I have found my Inner Goddess. This is the Goddess that lives within me. She speaks of my experience and my process. A feeling and a knowing I have had with me my whole life.
Queen of the Night, Goddess of the Dark Moon, Guardian of the Underworld
The triple-faced Hekate is one of the most ancient images from a pre-Greek stratum of mythology and an original embodiment of the Great Triple Goddess. She is most often linked with the dark of the moon and presides over magic, ritual, prophetic vision, childbirth, death, the underworld, and the secrets of regeneration.
Gifts of Hekate: Vision, Magic, and Regeneration
Hekate is every woman's potential as a witch, seer, medium, healer.
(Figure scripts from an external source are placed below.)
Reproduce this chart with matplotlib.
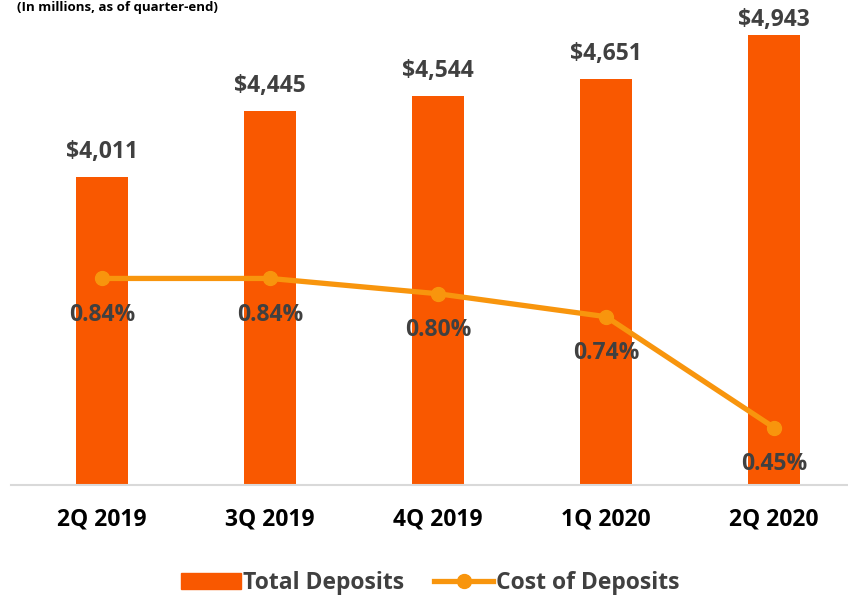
import matplotlib
matplotlib.use("Agg")
import matplotlib.pyplot as plt
from matplotlib.lines import Line2D
from matplotlib.patches import Patch

quarters = ["2Q 2019", "3Q 2019", "4Q 2019", "1Q 2020", "2Q 2020"]
deposits = [4011, 4445, 4544, 4651, 4943]
cost = [0.84, 0.84, 0.80, 0.74, 0.45]

bar_color = "#F95800"
line_color = "#F8950D"
text_color = "#404040"

plt.rcParams["font.family"] = ["Open Sans", "DejaVu Sans"]
plt.rcParams["font.weight"] = "bold"

fig = plt.figure(figsize=(8.48, 5.97), dpi=100)
W, H = 848, 597
ax = fig.add_axes([11 / W, 1 - 485 / H, 837 / W, 459 / H])

x = list(range(len(quarters)))
ax.bar(x, deposits, width=0.31, color=bar_color, zorder=2)
ax.set_xlim(-0.542, 4.44)
ax.set_ylim(2000, 5000)
# labels above bars, the top one is pushed down like in the original slide
for xi, v in zip(x, deposits):
    ax.text(xi, min(v + 165, 5040), "${:,}".format(v), ha="center", va="center",
            fontsize=16.5, fontweight="bold", color=text_color, clip_on=False)

ax.set_xticks(x)
ax.set_xticklabels(quarters, fontsize=16.5, fontweight="bold", color="black")
ax.tick_params(axis="x", length=0, pad=16)
ax.set_yticks([])
for s in ["top", "left", "right"]:
    ax.spines[s].set_visible(False)
ax.spines["bottom"].set_color("#D9D9D9")
ax.spines["bottom"].set_linewidth(1.5)

ax2 = ax.twinx()
ax2.plot(x, cost, color=line_color, lw=3.8, marker="o", ms=10, zorder=3)
ax2.set_ylim(0.30, 1.50)
ax2.set_yticks([])
for s in ax2.spines.values():
    s.set_visible(False)
for xi, c in zip(x, cost):
    ax2.annotate("{:.2f}%".format(c), (xi, c), xytext=(0, -26), textcoords="offset points",
                 ha="center", va="center", fontsize=16.5, fontweight="bold", color=text_color)

fig.text(17 / W, 0.999, "(In millions, as of quarter-end)", fontsize=9.5, fontweight="bold",
         color="black", ha="left", va="top")

handles = [Patch(color=bar_color),
           Line2D([0], [0], color=line_color, lw=3.8, marker="o", ms=10)]
leg = fig.legend(handles, ["Total Deposits", "Cost of Deposits"], loc="center",
                 bbox_to_anchor=(430 / W, 1 - 583 / H), ncol=2, frameon=False,
                 fontsize=16.5, handlelength=2.6, handletextpad=0.1, columnspacing=1.3)
for t in leg.get_texts():
    t.set_color(text_color)

fig.savefig("out.png", dpi=100)
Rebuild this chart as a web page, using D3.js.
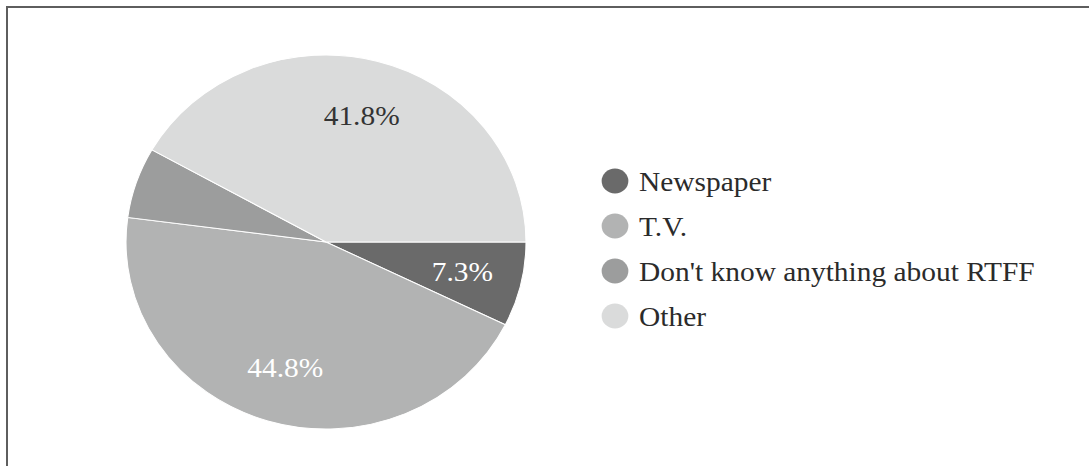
<!DOCTYPE html>
<html>
<head>
<meta charset="utf-8">
<script src="https://cdn.jsdelivr.net/npm/d3@7"></script>
<style>
  html, body { margin: 0; padding: 0; background: #ffffff; }
  svg { display: block; }
  text { font-family: "Liberation Serif", "Times New Roman", serif; }
</style>
</head>
<body>
<script>
// Where viewers heard about RTFF (share of respondents)
const categories = ["Newspaper", "T.V.", "Don't know anything about RTFF", "Other"];
const shares = [7.3, 44.8, 6.1, 41.8];
const sliceLabels = ["7.3%", "44.8%", "", "41.8%"];
const colors = ["#6a6a6a", "#b2b3b3", "#9c9d9d", "#dadbdb"];
const labelColors = ["#ffffff", "#ffffff", "#ffffff", "#333333"];

const W = 1089, H = 466;
const sx = 1.0695; // chart area is drawn slightly wider than tall

const svg = d3.select("body").append("svg")
  .attr("width", W).attr("height", H);

// frame along the top and left edges
svg.append("path")
  .attr("d", `M7,${H} L7,7 L${W},7`)
  .attr("fill", "none")
  .attr("stroke", "#5e5e5e")
  .attr("stroke-width", 2);

const g = svg.append("g").attr("transform", `scale(${sx},1)`);

const R = 187;
const cx = 326 / sx, cy = 242;

const pie = d3.pie().sort(null).value(d => d)
  .startAngle(Math.PI / 2).endAngle(Math.PI / 2 + 2 * Math.PI);
const arcs = pie(shares);
const arc = d3.arc().innerRadius(0).outerRadius(R);
const labelArc = d3.arc().innerRadius(R * 0.7).outerRadius(R * 0.7);

const pieG = g.append("g").attr("transform", `translate(${cx},${cy})`);
pieG.selectAll("path.slice").data(arcs).join("path")
  .attr("class", "slice")
  .attr("d", arc)
  .attr("fill", (d, i) => colors[i])
  .attr("stroke", "#ffffff")
  .attr("stroke-width", 1);

pieG.selectAll("text.pct").data(arcs).join("text")
  .attr("class", "pct")
  .attr("transform", d => `translate(${labelArc.centroid(d)})`)
  .attr("text-anchor", "middle")
  .attr("dy", "0.35em")
  .attr("font-size", 27.5)
  .attr("fill", (d, i) => labelColors[i])
  .text((d, i) => sliceLabels[i]);

// legend
const ly = d3.scalePoint().domain(categories).range([181, 316]);
const lx = 615 / sx;
const leg = g.append("g");
const item = leg.selectAll("g").data(categories).join("g")
  .attr("transform", d => `translate(${lx},${ly(d)})`);
item.append("circle")
  .attr("r", 12.5)
  .attr("fill", (d, i) => colors[i]);
item.append("text")
  .attr("x", 22.5)
  .attr("dy", "0.35em")
  .attr("font-size", 27.5)
  .attr("fill", "#2b2b2b")
  .text(d => d);
</script>
</body>
</html>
Guardian of the Unconscious
Hekate stands at the crossroads of our unconscious. As she watches us approach she can see both backward and forward into our lives. When Hekate is honored she bestows the gifts of inspiration, vision, magic, and regeneration. However, when we reject and deny Hekate, her shadow side manifests as madness, stupor, and stagnation. Her creative activity takes place in the inner world. As Dark Moon Goddess of the dead, she not only represents the destructive side of life, but also the necessary forces that make creativity, growth, and healing possible. The paradoxical function of this goddess of the moonlit crossroads is to pierce the darkness.
As the Queen of the Underworld, Hekate is a guardian figure of the unconscious. She enables us to converse with the spirit and thus is mistress of all that lives in the hidden parts of the psyche. This Goddess of the Dark Moon holds the key that unlocks the door to the way down, and she bears the torch that illuminates both the treasures and terrors of the unconscious. Hekate guides us through this dark spirit world wherein we can receive a revelation. She then shows us that the way out is to ride on a surge of renewal.
Hekate may inspire us with a vision, insight, or prophetic foretelling, but the way to her wisdom most often involves a descent into the underworld of our unconscious. When Hekate comes upon us we can experience her as a plunge into darkness. She is often present in our nightly sleep and casts her glow to illumine our dreams. She is also hovering over us when we are immobilized in long, sleeplike stupors of addiction, depression or blocked creative energy. During times of drastic change, when we face the loss and death of that which gave our life structure and purpose, Hekate is there. And when we encounter her through the vast transpersonal realms of the collective unconscious, her light can show us God/dess or the Devil as she fills us with divine inspiration or deluded madness. Hekate guides us whenever we do our inner work through both spiritual and psychological processes.
The symbolic images found in our dreams are messages from Hekate. They show us in visual form the drama of our internal personalities and the issues that live in the unconscious, as well as the shape of the future and the delusions of our minds.
Hekate embodies the cycle of death and renewal. Death always brings us face-to-face with our fears of the unknown, which surface during these critical crises of our lives. The process of renewal necessitates change and the sacrifice or letting go of the old. As our life forms begin to deteriorate, the phosphorescent light of decay begins to glow and illumines the landscape of our inner darkness.
This vast transpersonal dimension contains both positive and negative energies, which are constantly changing and shifting back and forth into one another, and here we can easily lose our sense of individual self who has an identity, purpose, and direction. Because the shape of things keeps changing in these more fluid realms and we do not understand what is happening to us, we can be filled with fear, anxiety, and feel as if we are going mad. There is a sense that we are out of control, this can't really be happening to us, everything seems unreal. A descent into what appears like madness may often be involved in the coming to terms with this ancient Triple Goddess.
Hekate also suggests the motif of incubation as we go down deeper still into the darkness of unconscious sleep as a necessary step in the cycle of transformation and renewal. The silence, stillness, and solitude that descends and envelops us in a cocoon of what seems like non-being. This is a space of inactivity and unknowing when nothing seems to be happening. Because Western culture emphasizes action and productivity and devalues those times of lying fallow and waiting for what one knows not, we sometimes label Hekate's incubation periods as being immobilized, getting stuck, being in limbo, spacing out, depression, despair, feeling numb, blank, or frozen.
Journey of Becoming
This time encompasses the formless void in the transformation cycle when what was, is no longer and what is to be has not yet appeared. Like the ebb tide, which is the still pause between the tidal Waters going out and those coming in, this extreme stage generally occurs prior to the creative freeing of bound-up energy. The still pause of nonactivity is Hekate's contribution to the journey of becoming.